If it said nem kösönöm then you could write no thanks. You could say that if you were speaking but it is not the translation of the given sentence.
In Tatar langauge the word "kiräk/кирәк" (in Bashkir: käräk/кәрәк") also means "want" or "need". For example, the phrase "Miŋa maşina kiräk/Миңа машина кирәк" means "I need/want a car".
Interesting. I noticed that some of the few words I recognize in Hungarian are ones I know from Russian, which must have also gotten them from a Turkic language. For example, "Wednesday", "szerda", "среда", which at least appears vaguely similar in Turkish, "Çarşamba".
среда means the middle of the week in Russian, like Mittwoch in German. It does not mean anything in Hungarian, except the name of the 3rd day. You may recognize the old Persian word 'bazaar' in the name of the 7th day: 'vasárnap' in Hungarian, i.e. 'market day'. This came via Turkish, in which Sunday is still called 'Pazar'.

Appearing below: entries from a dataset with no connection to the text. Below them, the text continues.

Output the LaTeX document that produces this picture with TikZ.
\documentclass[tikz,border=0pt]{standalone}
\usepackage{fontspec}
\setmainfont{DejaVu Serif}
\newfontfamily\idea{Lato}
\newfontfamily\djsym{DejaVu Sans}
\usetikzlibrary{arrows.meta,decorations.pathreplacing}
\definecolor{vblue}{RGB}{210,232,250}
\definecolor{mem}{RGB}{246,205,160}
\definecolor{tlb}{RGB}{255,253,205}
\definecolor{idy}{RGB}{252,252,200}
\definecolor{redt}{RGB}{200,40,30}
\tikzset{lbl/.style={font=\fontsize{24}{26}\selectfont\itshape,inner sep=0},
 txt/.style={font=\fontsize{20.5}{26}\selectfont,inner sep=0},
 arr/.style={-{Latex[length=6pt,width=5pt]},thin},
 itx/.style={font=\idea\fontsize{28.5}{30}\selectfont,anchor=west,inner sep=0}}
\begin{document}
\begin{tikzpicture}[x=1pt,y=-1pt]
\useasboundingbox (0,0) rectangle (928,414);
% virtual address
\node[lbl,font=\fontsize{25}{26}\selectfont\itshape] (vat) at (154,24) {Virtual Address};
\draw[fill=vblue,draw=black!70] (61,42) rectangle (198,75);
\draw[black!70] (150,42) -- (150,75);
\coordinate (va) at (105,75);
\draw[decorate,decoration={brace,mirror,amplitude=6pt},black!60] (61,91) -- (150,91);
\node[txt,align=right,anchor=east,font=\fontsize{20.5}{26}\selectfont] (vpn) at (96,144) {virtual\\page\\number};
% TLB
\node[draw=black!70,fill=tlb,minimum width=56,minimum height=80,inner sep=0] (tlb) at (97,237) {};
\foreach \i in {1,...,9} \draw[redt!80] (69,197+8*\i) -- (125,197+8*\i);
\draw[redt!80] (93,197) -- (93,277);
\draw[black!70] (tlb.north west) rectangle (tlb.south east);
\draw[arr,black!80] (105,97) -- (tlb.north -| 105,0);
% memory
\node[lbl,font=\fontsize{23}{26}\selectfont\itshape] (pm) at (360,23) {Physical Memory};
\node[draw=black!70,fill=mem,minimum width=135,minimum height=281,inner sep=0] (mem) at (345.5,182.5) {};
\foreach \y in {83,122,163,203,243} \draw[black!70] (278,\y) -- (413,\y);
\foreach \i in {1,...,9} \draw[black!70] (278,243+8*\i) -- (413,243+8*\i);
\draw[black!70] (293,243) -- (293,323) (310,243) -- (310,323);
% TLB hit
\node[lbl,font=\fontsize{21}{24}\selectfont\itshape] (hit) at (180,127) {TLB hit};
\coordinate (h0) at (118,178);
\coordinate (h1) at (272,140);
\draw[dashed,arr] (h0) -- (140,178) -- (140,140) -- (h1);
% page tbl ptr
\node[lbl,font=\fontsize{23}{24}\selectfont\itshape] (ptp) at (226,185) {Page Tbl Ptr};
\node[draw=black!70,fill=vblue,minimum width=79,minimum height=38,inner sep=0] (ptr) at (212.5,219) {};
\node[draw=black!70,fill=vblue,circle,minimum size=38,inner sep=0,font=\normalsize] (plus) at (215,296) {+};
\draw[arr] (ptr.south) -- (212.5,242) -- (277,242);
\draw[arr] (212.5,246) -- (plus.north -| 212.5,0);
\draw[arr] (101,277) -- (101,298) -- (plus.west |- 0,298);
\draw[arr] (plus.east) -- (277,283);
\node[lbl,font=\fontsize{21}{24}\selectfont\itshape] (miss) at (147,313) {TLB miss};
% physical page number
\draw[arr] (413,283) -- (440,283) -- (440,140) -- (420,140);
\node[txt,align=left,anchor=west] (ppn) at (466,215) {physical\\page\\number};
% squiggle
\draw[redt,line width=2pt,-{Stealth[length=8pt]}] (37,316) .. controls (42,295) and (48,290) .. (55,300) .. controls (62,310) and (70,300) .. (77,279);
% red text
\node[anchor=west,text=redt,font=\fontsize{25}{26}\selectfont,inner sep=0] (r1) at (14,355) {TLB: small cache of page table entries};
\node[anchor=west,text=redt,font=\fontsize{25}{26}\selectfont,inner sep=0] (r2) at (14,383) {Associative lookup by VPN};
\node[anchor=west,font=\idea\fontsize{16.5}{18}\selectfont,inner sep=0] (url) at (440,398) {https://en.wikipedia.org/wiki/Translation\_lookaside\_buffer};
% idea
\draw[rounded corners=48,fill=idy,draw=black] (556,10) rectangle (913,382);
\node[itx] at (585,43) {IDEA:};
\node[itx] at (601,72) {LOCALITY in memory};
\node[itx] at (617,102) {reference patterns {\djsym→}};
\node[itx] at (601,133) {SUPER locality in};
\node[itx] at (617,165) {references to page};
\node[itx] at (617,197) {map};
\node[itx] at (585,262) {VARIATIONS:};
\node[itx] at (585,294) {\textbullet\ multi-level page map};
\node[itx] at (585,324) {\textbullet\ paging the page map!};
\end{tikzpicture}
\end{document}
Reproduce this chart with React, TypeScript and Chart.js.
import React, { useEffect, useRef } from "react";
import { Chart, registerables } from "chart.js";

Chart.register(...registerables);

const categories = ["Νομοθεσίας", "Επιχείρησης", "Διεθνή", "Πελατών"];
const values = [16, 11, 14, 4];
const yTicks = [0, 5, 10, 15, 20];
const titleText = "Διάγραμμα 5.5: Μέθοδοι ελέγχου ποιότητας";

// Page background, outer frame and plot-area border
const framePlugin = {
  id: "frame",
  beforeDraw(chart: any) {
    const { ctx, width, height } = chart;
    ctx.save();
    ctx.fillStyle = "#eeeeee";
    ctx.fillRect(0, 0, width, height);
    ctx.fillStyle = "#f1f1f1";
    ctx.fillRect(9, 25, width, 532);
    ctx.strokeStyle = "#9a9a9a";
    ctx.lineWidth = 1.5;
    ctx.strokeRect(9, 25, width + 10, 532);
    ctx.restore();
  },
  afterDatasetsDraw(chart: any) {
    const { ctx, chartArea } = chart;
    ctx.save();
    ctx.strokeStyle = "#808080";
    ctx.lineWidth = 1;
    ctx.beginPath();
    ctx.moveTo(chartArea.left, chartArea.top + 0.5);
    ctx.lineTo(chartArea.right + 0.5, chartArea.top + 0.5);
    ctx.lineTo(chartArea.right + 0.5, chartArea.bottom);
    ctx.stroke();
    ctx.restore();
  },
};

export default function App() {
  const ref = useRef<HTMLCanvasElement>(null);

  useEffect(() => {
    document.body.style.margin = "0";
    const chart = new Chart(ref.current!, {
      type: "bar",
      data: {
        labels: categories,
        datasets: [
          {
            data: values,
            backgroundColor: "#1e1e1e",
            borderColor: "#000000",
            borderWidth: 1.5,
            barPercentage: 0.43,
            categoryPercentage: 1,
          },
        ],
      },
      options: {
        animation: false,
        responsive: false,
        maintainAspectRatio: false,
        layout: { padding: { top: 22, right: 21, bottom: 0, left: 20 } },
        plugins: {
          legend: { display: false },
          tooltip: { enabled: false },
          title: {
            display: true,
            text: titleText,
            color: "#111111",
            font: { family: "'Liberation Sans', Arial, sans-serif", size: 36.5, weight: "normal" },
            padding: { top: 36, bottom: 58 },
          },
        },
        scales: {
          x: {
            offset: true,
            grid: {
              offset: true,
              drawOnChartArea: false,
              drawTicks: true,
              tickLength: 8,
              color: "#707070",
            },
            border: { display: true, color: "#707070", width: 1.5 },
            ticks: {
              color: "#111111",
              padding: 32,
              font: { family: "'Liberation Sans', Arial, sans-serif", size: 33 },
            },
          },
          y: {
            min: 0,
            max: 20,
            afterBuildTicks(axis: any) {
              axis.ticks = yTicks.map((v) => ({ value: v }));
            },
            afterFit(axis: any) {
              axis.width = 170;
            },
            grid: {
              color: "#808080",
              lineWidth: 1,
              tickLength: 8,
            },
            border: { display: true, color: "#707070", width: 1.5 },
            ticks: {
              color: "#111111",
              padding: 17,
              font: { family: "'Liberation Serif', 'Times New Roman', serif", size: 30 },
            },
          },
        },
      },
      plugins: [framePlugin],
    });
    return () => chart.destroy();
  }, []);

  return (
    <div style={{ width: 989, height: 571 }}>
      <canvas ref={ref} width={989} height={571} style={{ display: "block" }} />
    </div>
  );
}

I don't think that the word "szerda" is Turkic origin. It's pure Slavism. "Çarşamba" is originally a Persian word, as well as the other days of the week in the most of the Turkic languages. Magyar nyelv has a lot of Turkic words, i think mostly from Bulgaric branch. But there are also words that must understand every Turk. For example (Magyar-Kazakh-English): Alma-alma-apple, anya-ana-mother, balta-balta-ax, béka-baqa-frog, homok-qum-sand, tenger(bulgaric)-teñiz-sea, kék-kök-blue, sárga-sarı-yellow, ökör & bika -ögiz & buqa-ox & bull, teve-tüye-camel, szel-jel-wind, szakáll-saqal-beard, macska - mısıq - cat etc. :)
"Thank you, I would not like any" seems like a perfectly good translation to me, especially if 'akarok' is 'I want'. Unless I'm mistaken...
Where do we get the any from? Is that just the assumed translation into English as it would be different to say I do not want?
I don't understand the "nem kérek" part. We had a sentence earlier with akarok meaning I want. I'm guessing nem kérek isn't a literal translation of I don't want any.